An OEM client of Artwork's GBRUnion library reported a problem in interpreting the ASCII output - in particular where there are a number of LEONOV polygons mixed together with regular polygons. In order to help troubleshoot his problem I took the ASCII file and broke it into a number of smaller files.

So that I could view the ASCII data in Artwork's 3DVU program, I modified the header to meet the requirements of ASC23DI.exe. How to do this is documented in this article.

The file we are starting with is called window_clip.txt and after the header is modified it is called window_clip2.txt.

If I view the entire window_clip2.txt file in 3DVU this is what I see. (And what our client should be seeing.)

3DVU display of window_clip2.txt

But the client is not showing a correct layout. Here is what the client shows (only a partial screen shot)
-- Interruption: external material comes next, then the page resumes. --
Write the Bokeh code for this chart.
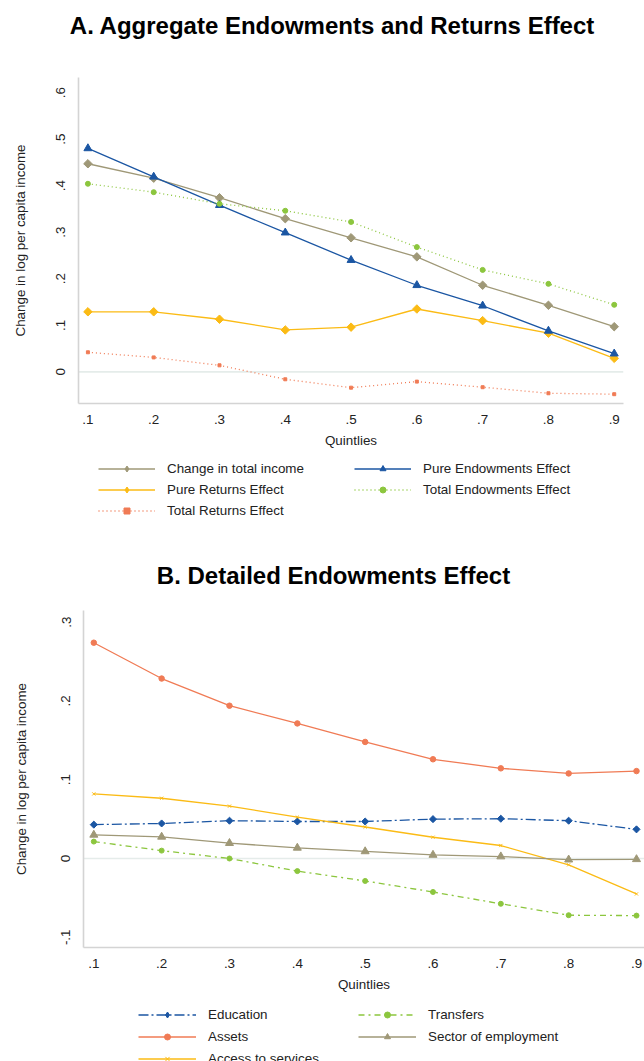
import math

from bokeh.plotting import figure
from bokeh.models import FixedTicker, Span, Legend, LegendItem, Range1d
from bokeh.core.properties import value
from bokeh.embed import file_html
from bokeh.resources import INLINE

# ---------------- data ----------------
quintiles = [0.1, 0.2, 0.3, 0.4, 0.5, 0.6, 0.7, 0.8, 0.9]
x_tick_labels = [".1", ".2", ".3", ".4", ".5", ".6", ".7", ".8", ".9"]

# Panel A: aggregate decomposition
total_income = [0.447, 0.416, 0.374, 0.329, 0.288, 0.247, 0.186, 0.143, 0.097]
pure_endowments = [0.480, 0.419, 0.358, 0.299, 0.240, 0.186, 0.142, 0.088, 0.039]
pure_returns = [0.129, 0.129, 0.113, 0.090, 0.096, 0.135, 0.110, 0.083, 0.029]
total_endowments = [0.404, 0.386, 0.361, 0.346, 0.322, 0.268, 0.219, 0.189, 0.144]
total_returns = [0.042, 0.031, 0.014, -0.016, -0.034, -0.021, -0.033, -0.046, -0.048]
a_y_ticks = [0, 0.1, 0.2, 0.3, 0.4, 0.5, 0.6]
a_y_labels = ["0", ".1", ".2", ".3", ".4", ".5", ".6"]

# Panel B: detailed endowments effect
education = [0.043, 0.0445, 0.048, 0.047, 0.047, 0.050, 0.0505, 0.048, 0.037]
assets = [0.274, 0.2285, 0.194, 0.1715, 0.148, 0.126, 0.1145, 0.108, 0.111]
access_services = [0.082, 0.0765, 0.0665, 0.0525, 0.040, 0.027, 0.0165, -0.008, -0.045]
transfers = [0.0215, 0.010, 0.000, -0.016, -0.0285, -0.0425, -0.0575, -0.072, -0.0725]
sector_employment = [0.030, 0.0275, 0.0195, 0.0135, 0.009, 0.0045, 0.0025, -0.0015, -0.001]
b_y_ticks = [-0.1, 0, 0.1, 0.2, 0.3]
b_y_labels = ["-.1", "0", ".1", ".2", ".3"]

# ---------------- style ----------------
FONT = "Liberation Sans"
TAN = "#9f9877"
BLUE = "#1b56a3"
GOLD = "#fbbb15"
GREEN = "#8cc63e"
CORAL = "#f07b55"
AXIS_GREY = "#d4d4d4"
ZERO_LINE = "#e5ecea"
TEXT = "#222222"
PAGE_W = 644

# (label, values, colour, marker, marker size, dash)
series_a = [
    ("Change in total income", total_income, TAN, "diamond", 6, "solid"),
    ("Pure Returns Effect", pure_returns, GOLD, "diamond", 6, "solid"),
    ("Total Returns Effect", total_returns, CORAL, "square", 3, "1 3"),
    ("Pure Endowments Effect", pure_endowments, BLUE, "triangle", 8, "solid"),
    ("Total Endowments Effect", total_endowments, GREEN, "circle", 5, "1 3"),
]
series_b = [
    ("Education", education, BLUE, "diamond", 5, "10 3 2 3"),
    ("Assets", assets, CORAL, "circle", 5.5, "solid"),
    ("Access to services", access_services, GOLD, "x", 4.5, "solid"),
    ("Transfers", transfers, GREEN, "circle", 5, "6 4 2 4"),
    ("Sector of employment", sector_employment, TAN, "triangle", 8, "solid"),
]


def blank_figure(height):
    p = figure(frame_width=PAGE_W, frame_height=height, min_border=0,
               x_range=Range1d(0, PAGE_W), y_range=Range1d(0, height),
               x_axis_location=None, y_axis_location=None,
               output_backend="svg", toolbar_location=None,
               background_fill_color="white", border_fill_color="white")
    p.outline_line_color = None
    p.grid.visible = False
    return p


def header(title, center_x, center_from_top, height):
    p = blank_figure(height)
    p.text(x=[center_x], y=[height - center_from_top], text=[title],
           text_font=value(FONT), text_font_size="24px",
           text_font_style="bold", text_color="#000000",
           text_align="center", text_baseline="middle")
    return p


def draw(p, x, y, color, marker, size, dash, visible=True):
    ln = p.line(x, y, line_color=color, line_width=1.3, line_dash=dash,
                visible=visible)
    if marker == "diamond" and visible:
        # Stata-style diamond: a square turned by 45 degrees
        sc = p.scatter(x, y, marker="square", angle=math.pi / 4, size=size,
                       fill_color=color, line_color=color)
    else:
        sc = p.scatter(x, y, marker=marker, size=size,
                       fill_color=color, line_color=color, visible=visible)
    return [ln, sc]


def panel(specs, frame_w, frame_h, left, right, xr, yr, yticks, ylabels,
          ylabel_standoff):
    p = figure(frame_width=frame_w, frame_height=frame_h,
               min_border_left=left, min_border_top=0,
               min_border_right=right, min_border_bottom=52,
               x_range=Range1d(*xr), y_range=Range1d(*yr),
               output_backend="svg", toolbar_location=None,
               background_fill_color="white", border_fill_color="white")
    p.outline_line_color = None
    p.xgrid.visible = False
    p.ygrid.visible = False

    for ax in (p.xaxis[0], p.yaxis[0]):
        ax.axis_line_color = AXIS_GREY
        ax.axis_line_width = 1.6
        ax.major_tick_line_color = None
        ax.minor_tick_line_color = None
        ax.major_tick_out = 0
        ax.major_tick_in = 0
        ax.major_label_text_font = FONT
        ax.major_label_text_font_size = "13.4px"
        ax.major_label_text_color = TEXT
        ax.axis_label_text_font = FONT
        ax.axis_label_text_font_size = "13.4px"
        ax.axis_label_text_font_style = "normal"
        ax.axis_label_text_color = TEXT

    p.xaxis.ticker = FixedTicker(ticks=quintiles)
    p.xaxis.major_label_overrides = dict(zip(quintiles, x_tick_labels))
    p.xaxis.axis_label = "Quintlies"
    p.xaxis.major_label_standoff = 11
    p.xaxis.axis_label_standoff = 6

    p.yaxis.ticker = FixedTicker(ticks=yticks)
    p.yaxis.major_label_overrides = dict(zip(yticks, ylabels))
    p.yaxis.major_label_orientation = "vertical"
    p.yaxis.axis_label = "Change in log per capita income"
    p.yaxis.major_label_standoff = 13
    p.yaxis.axis_label_standoff = ylabel_standoff

    p.add_layout(Span(location=0, dimension="width", line_color=ZERO_LINE,
                      line_width=1.6, level="underlay"))

    for _, vals, color, marker, size, dash in specs:
        draw(p, quintiles, vals, color, marker, size, dash)
    return p


def legend_strip(specs, height, loc, glyph_w, label_w, spacing):
    # hidden copies of each series supply the legend swatches
    p = blank_figure(height)
    items = []
    for label, vals, color, marker, size, dash in specs:
        rs = draw(p, quintiles, vals, color, marker, size, dash, visible=False)
        items.append(LegendItem(label=label, renderers=rs))
    lg = Legend(items=items, location=loc, orientation="vertical", ncols=2,
                glyph_width=glyph_w, glyph_height=15, label_height=20,
                label_width=label_w, label_standoff=12, spacing=spacing,
                padding=0, margin=0, border_line_color=None,
                background_fill_alpha=0, label_text_font=FONT,
                label_text_font_size="13.4px", label_text_color=TEXT,
                inactive_fill_alpha=0)
    p.add_layout(lg)
    return p


head_a = header("A. Aggregate Endowments and Returns Effect", 332, 25, 77)
plot_a = panel(series_a, 545, 326, 78, 21, (0.0857, 0.9141), (-0.068, 0.6323),
               a_y_ticks, a_y_labels, 26)
legend_a = legend_strip(series_a, 80, (98, 15), 57, 186, 1)

head_b = header("B. Detailed Endowments Effect", 333, 40, 75)
plot_b = panel(series_b, 561, 337, 83, 0, (0.0848, 0.9118), (-0.113, 0.3149),
               b_y_ticks, b_y_labels, 30)
legend_b = legend_strip(series_b, 76, (138, 7), 58, 148, 2)

open("out.html", "w").write(file_html(
    [head_a, plot_a, legend_a, head_b, plot_b, legend_b], INLINE))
So what is possibly going wrong at the client?

Examing the ASCII File

If we examine the ASCII file we find that it starts with 193 regular boundaries. The file is called first_193_boundaries.txt.

If we convert that file into 3Di and view it we will see:

First 193 boundaries in the ASCII file

I don't think that the client is having any problems generating these boundaries.

If we look at the largest of the LEONOV polygons - last_big_leonov.txt (it is also the very last polygon in the ASCII file) we see:

last big leonov polygon in ascii file

My Guess

My guess after examining the client's snapshot and the structure of the database is that either

    a) the client is not handling the last large leonov correctly.


    b) the client is assuming there is some interaction between the cutouts in the Leonov and any other polygons that occupy some of the cutout "space."


The client should download the various partial ASCII files I generated here and load them into his software. He should then compare the results to what I have shown in the document. If he sees a difference he can then check his algorithm to see where it is going wrong.